> YOUR OBJECTIVE
Track down every line below that holds "this" and copy it.

> GIVEN RECORDS
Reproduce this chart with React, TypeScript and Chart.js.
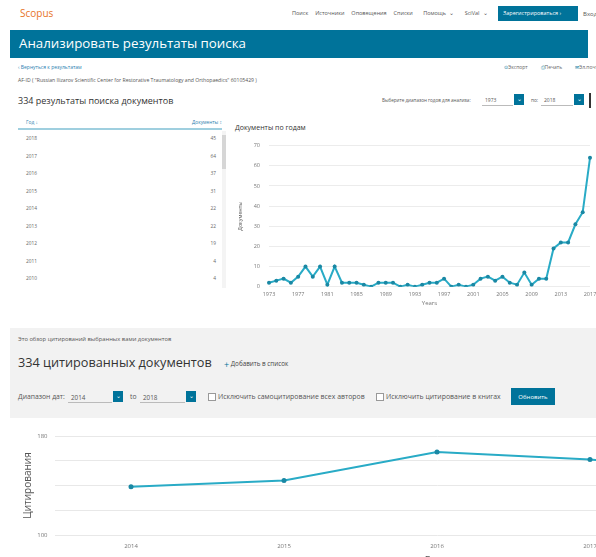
import React, { useEffect, useRef } from "react";
import { Chart, registerables } from "chart.js";

Chart.register(...registerables);

// ---- Data ----
const docYears = [
  "1973", "1974", "1975", "1976", "1977", "1978", "1979", "1980", "1981", "1982",
  "1983", "1984", "1985", "1986", "1987", "1988", "1989", "1990", "1991", "1992",
  "1993", "1994", "1995", "1996", "1997", "1998", "1999", "2000", "2001", "2002",
  "2003", "2004", "2005", "2006", "2007", "2008", "2009", "2010", "2011", "2012",
  "2013", "2014", "2015", "2016", "2017",
];
const docCounts = [
  2, 3, 4, 2, 5, 10, 5, 10, 1, 10,
  2, 2, 2, 1, 0, 2, 2, 2, 0, 1,
  0, 1, 2, 2, 4, 0, 1, 0, 1, 4,
  5, 3, 5, 2, 1, 7, 1, 4, 4, 19,
  22, 22, 31, 37, 64,
];
const tableYears = ["2018", "2017", "2016", "2015", "2014", "2013", "2012", "2011", "2010"];
const tableCounts = [45, 64, 37, 31, 22, 22, 19, 4, 4];

const citeYears = ["2014", "2015", "2016", "2017", "2018"];
const citeCounts = [139, 144, 167, 161, 150];

const FONT = "'Open Sans', 'Noto Sans', sans-serif";
const BLUE = "#00739a";
const LINE = "#29abc6";
const POINT = "#1a88a4";

function DocsChart() {
  const ref = useRef<HTMLCanvasElement | null>(null);
  useEffect(() => {
    if (!ref.current) return;
    const chart = new Chart(ref.current, {
      type: "line",
      data: {
        labels: docYears,
        datasets: [
          {
            data: docCounts,
            borderColor: LINE,
            borderWidth: 2,
            pointRadius: 2,
            pointBackgroundColor: POINT,
            pointBorderColor: POINT,
            pointBorderWidth: 0,
            tension: 0,
          },
        ],
      },
      options: {
        responsive: false,
        animation: false,
        devicePixelRatio: 1,
        layout: { padding: { left: 0, right: 20, top: 27.7, bottom: 0 } },
        plugins: { legend: { display: false }, tooltip: { enabled: false } },
        scales: {
          x: {
            grid: { display: false, drawTicks: false },
            border: { display: false },
            ticks: {
              autoSkip: false,
              maxRotation: 0,
              padding: 4,
              color: "#777",
              font: { family: FONT, size: 5.5 },
              callback: (_v: any, i: number) => (i % 4 === 0 ? docYears[i] : ""),
            },
            title: {
              display: true,
              text: "Years",
              color: "#777",
              font: { family: FONT, size: 6 },
              padding: { top: 0, bottom: 3.4 },
            },
            afterFit: (s: any) => {
              s.height = 23.3;
            },
          },
          y: {
            min: 0,
            max: 70,
            grid: { color: "#ececec", drawTicks: false },
            border: { display: false },
            ticks: {
              stepSize: 10,
              padding: 9,
              color: "#777",
              font: { family: FONT, size: 5.5 },
            },
            title: {
              display: true,
              text: "Документы",
              color: "#555",
              font: { family: FONT, size: 5.3 },
              padding: { top: 9, bottom: 0 },
            },
            afterFit: (s: any) => {
              s.width = 41;
            },
          },
        },
      },
    });
    return () => chart.destroy();
  }, []);
  return (
    <canvas
      ref={ref}
      width={382}
      height={192}
      style={{ position: "absolute", left: 228, top: 118, width: 382, height: 192 }}
    />
  );
}

function CiteChart() {
  const ref = useRef<HTMLCanvasElement | null>(null);
  useEffect(() => {
    if (!ref.current) return;
    const chart = new Chart(ref.current, {
      type: "line",
      data: {
        labels: citeYears,
        datasets: [
          {
            data: citeCounts,
            borderColor: LINE,
            borderWidth: 2,
            pointRadius: 2.5,
            pointBackgroundColor: POINT,
            pointBorderColor: POINT,
            pointBorderWidth: 0,
            tension: 0,
          },
        ],
      },
      options: {
        responsive: false,
        animation: false,
        devicePixelRatio: 1,
        layout: { padding: { left: 0, right: 10.5, top: 16, bottom: 0 } },
        plugins: { legend: { display: false }, tooltip: { enabled: false } },
        scales: {
          x: {
            offset: true,
            grid: { display: false, drawTicks: false },
            border: { display: false },
            ticks: {
              maxRotation: 0,
              padding: 8,
              color: "#777",
              font: { family: FONT, size: 6 },
            },
            title: {
              display: true,
              text: "Годы",
              color: "#555",
              font: { family: FONT, size: 10 },
              padding: { top: 0, bottom: 3 },
            },
            afterFit: (s: any) => {
              s.height = 35;
            },
          },
          y: {
            min: 100,
            max: 180,
            grid: { color: "#e8e8e8", drawTicks: false },
            border: { display: false },
            ticks: {
              stepSize: 20,
              padding: 7,
              color: "#777",
              font: { family: FONT, size: 6 },
              callback: (v: any) => (v === 100 || v === 180 ? String(v) : ""),
            },
            title: {
              display: true,
              text: "Цитирования",
              color: "#555",
              font: { family: FONT, size: 10 },
              padding: { top: 22, bottom: 0 },
            },
            afterFit: (s: any) => {
              s.width = 54.5;
            },
          },
        },
      },
    });
    return () => chart.destroy();
  }, []);
  return (
    <canvas
      ref={ref}
      width={830}
      height={150}
      style={{ position: "absolute", left: 0, top: 420, width: 830, height: 150 }}
    />
  );
}

const abs = (left: number, top: number, extra: React.CSSProperties = {}): React.CSSProperties => ({
  position: "absolute",
  left,
  top,
  whiteSpace: "nowrap",
  lineHeight: 1,
  ...extra,
});

function SelectBox({
  left,
  top,
  width,
  value,
  size = 5.5,
}: {
  left: number;
  top: number;
  width: number;
  value: string;
  size?: number;
}) {
  return (
    <>
      <div
        style={abs(left, top, {
          width,
          height: 11,
          borderBottom: "1px solid #bbb",
          fontSize: size,
          color: "#555",
          paddingLeft: 3,
          paddingTop: 3,
          boxSizing: "border-box",
        })}
      >
        {value}
      </div>
      <div
        style={abs(left + width + 1, top - 1, {
          width: 10,
          height: 11,
          background: BLUE,
          color: "#fff",
          fontSize: 6,
          textAlign: "center",
          paddingTop: 2,
          boxSizing: "border-box",
        })}
      >
        ⌄
      </div>
    </>
  );
}

export default function App() {
  const rowTops = [136, 154, 171, 189, 206, 224, 241, 259, 276];
  return (
    <div
      style={{
        position: "absolute",
        left: 0,
        top: 0,
        width: 596,
        height: 557,
        overflow: "hidden",
        background: "#fff",
        fontFamily: FONT,
        color: "#333",
      }}
    >
      {/* Top bar */}
      <div style={abs(20, 8, { fontSize: 10, color: "#e8741f" })}>Scopus</div>
      <div style={abs(292, 11, { fontSize: 5.5, color: "#555", wordSpacing: 2 })}>
        Поиск&nbsp; Источники&nbsp; Оповещения&nbsp; Списки&nbsp;&nbsp; Помощь ⌄&nbsp;&nbsp; SciVal ⌄
      </div>
      <div
        style={abs(498, 6, {
          width: 80,
          height: 15,
          background: BLUE,
          color: "#fff",
          fontSize: 5.5,
          paddingTop: 5,
          paddingLeft: 5,
          boxSizing: "border-box",
        })}
      >
        Зарегистрироваться ›
      </div>
      <div style={abs(583, 11, { fontSize: 6, color: "#555" })}>Вход</div>

      {/* Banner */}
      <div style={abs(10, 30, { width: 578, height: 28, background: BLUE })} />
      <div style={abs(19, 37, { fontSize: 13.3, color: "#fff" })}>Анализировать результаты поиска</div>

      <div style={abs(18, 65, { fontSize: 5, color: "#2c7fb0" })}>‹ Вернуться к результатам</div>
      <div style={abs(504, 65, { fontSize: 5, color: "#666", wordSpacing: 3 })}>
        <span style={{ color: BLUE }}>⊙</span>Экспорт&nbsp;&nbsp; <span style={{ color: BLUE }}>⎙</span>Печать&nbsp;&nbsp;{" "}
        <span style={{ color: BLUE }}>✉</span>Эл.почта
      </div>
      <div style={abs(18, 78, { fontSize: 5.1, color: "#555" })}>
        AF-ID ( "Russian Ilizarov Scientific Center for Restorative Traumatology and Orthopaedics" 60105429 )
      </div>

      <div style={abs(18, 96, { fontSize: 9, color: "#333" })}>334 результаты поиска документов</div>
      <div style={abs(382, 98, { fontSize: 4.6, color: "#555" })}>Выберите диапазон годов для анализа:</div>
      <SelectBox left={482} top={95} width={31} value="1973" size={5} />
      <div style={abs(531, 98, { fontSize: 4.8, color: "#555" })}>по:</div>
      <SelectBox left={541} top={95} width={32} value="2018" size={5} />
      <div style={abs(589, 93, { width: 1.5, height: 15, background: "#333" })} />

      {/* Table */}
      <div style={abs(26, 120, { fontSize: 4.8, color: "#2c7fb0" })}>Год ↓</div>
      <div style={abs(192, 120, { fontSize: 4.8, color: "#2c7fb0" })}>Документы ↕</div>
      <div style={abs(18, 128, { width: 204, height: 1.5, background: "#9fcfdf" })} />
      {tableYears.map((y, i) => (
        <React.Fragment key={y}>
          <div style={abs(26, rowTops[i], { fontSize: 4.8, color: "#666" })}>{y}</div>
          <div style={abs(160, rowTops[i], { width: 56, textAlign: "right", fontSize: 4.8, color: "#666" })}>
            {tableCounts[i]}
          </div>
        </React.Fragment>
      ))}
      <div style={abs(222, 131, { width: 4, height: 157, background: "#f4f4f4" })} />
      <div style={abs(222, 135, { width: 4, height: 34, background: "#d6d6d6" })} />

      {/* Chart 1 */}
      <div style={abs(235, 124, { fontSize: 7, color: "#333" })}>Документы по годам</div>
      <DocsChart />

      {/* Citation overview section */}
      <div style={abs(10, 328, { width: 586, height: 90, background: "#f2f2f2" })} />
      <div style={abs(18, 337, { fontSize: 5.8, color: "#555" })}>Это обзор цитирований выбранных вами документов</div>
      <div style={abs(18, 356, { fontSize: 12.7, color: "#333" })}>334 цитированных документов</div>
      <div style={abs(224, 360, { fontSize: 6.3, color: "#444" })}>
        <span style={{ fontSize: 9, color: BLUE, verticalAlign: "middle" }}>+</span> Добавить в список
      </div>
      <div style={abs(18, 394, { fontSize: 6.8, color: "#555" })}>Диапазон дат:</div>
      <SelectBox left={68} top={392} width={44} value="2014" size={6.3} />
      <div style={abs(130, 394, { fontSize: 6.8, color: "#555" })}>to</div>
      <SelectBox left={140} top={392} width={45} value="2018" size={6.3} />
      <div style={abs(208, 393, { width: 6, height: 6, border: "1px solid #999", background: "#fff" })} />
      <div style={abs(218, 394, { fontSize: 6.9, color: "#555" })}>Исключить самоцитирование всех авторов</div>
      <div style={abs(376, 393, { width: 6, height: 6, border: "1px solid #999", background: "#fff" })} />
      <div style={abs(386, 394, { fontSize: 6.9, color: "#555" })}>Исключить цитирование в книгах</div>
      <div
        style={abs(511, 388, {
          width: 44,
          height: 17,
          background: BLUE,
          color: "#fff",
          fontSize: 6,
          paddingTop: 5.5,
          textAlign: "center",
          boxSizing: "border-box",
        })}
      >
        Обновить
      </div>

      {/* Chart 2 */}
      <CiteChart />
    </div>
  );
}
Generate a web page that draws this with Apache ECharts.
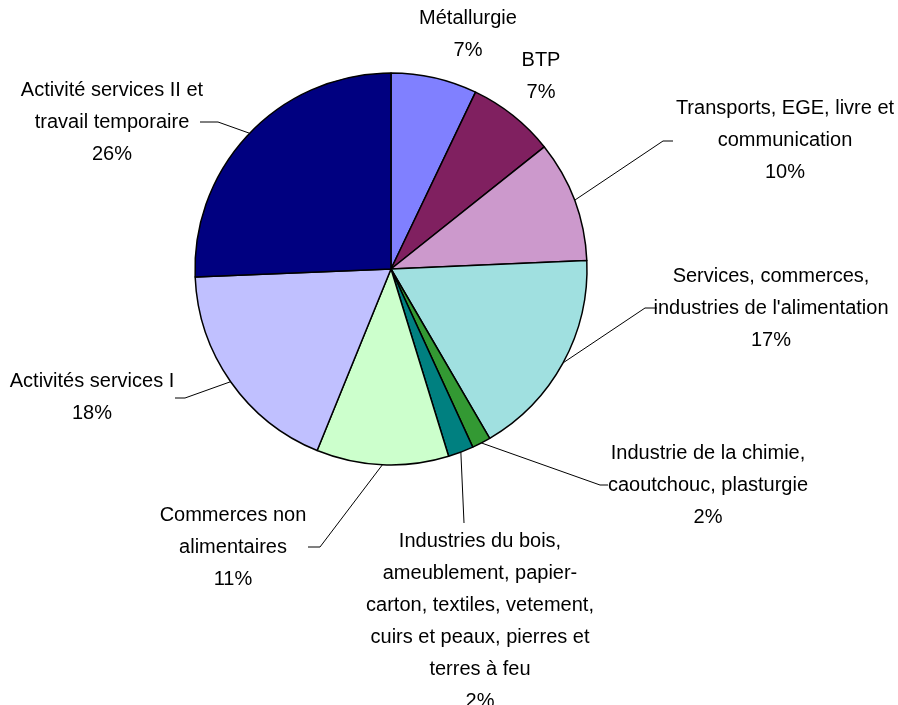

> SOLUTION TO THE PROBLEM
Reproduce this chart with React, TypeScript and Chart.js.
Generate a web page that draws this with Apache ECharts.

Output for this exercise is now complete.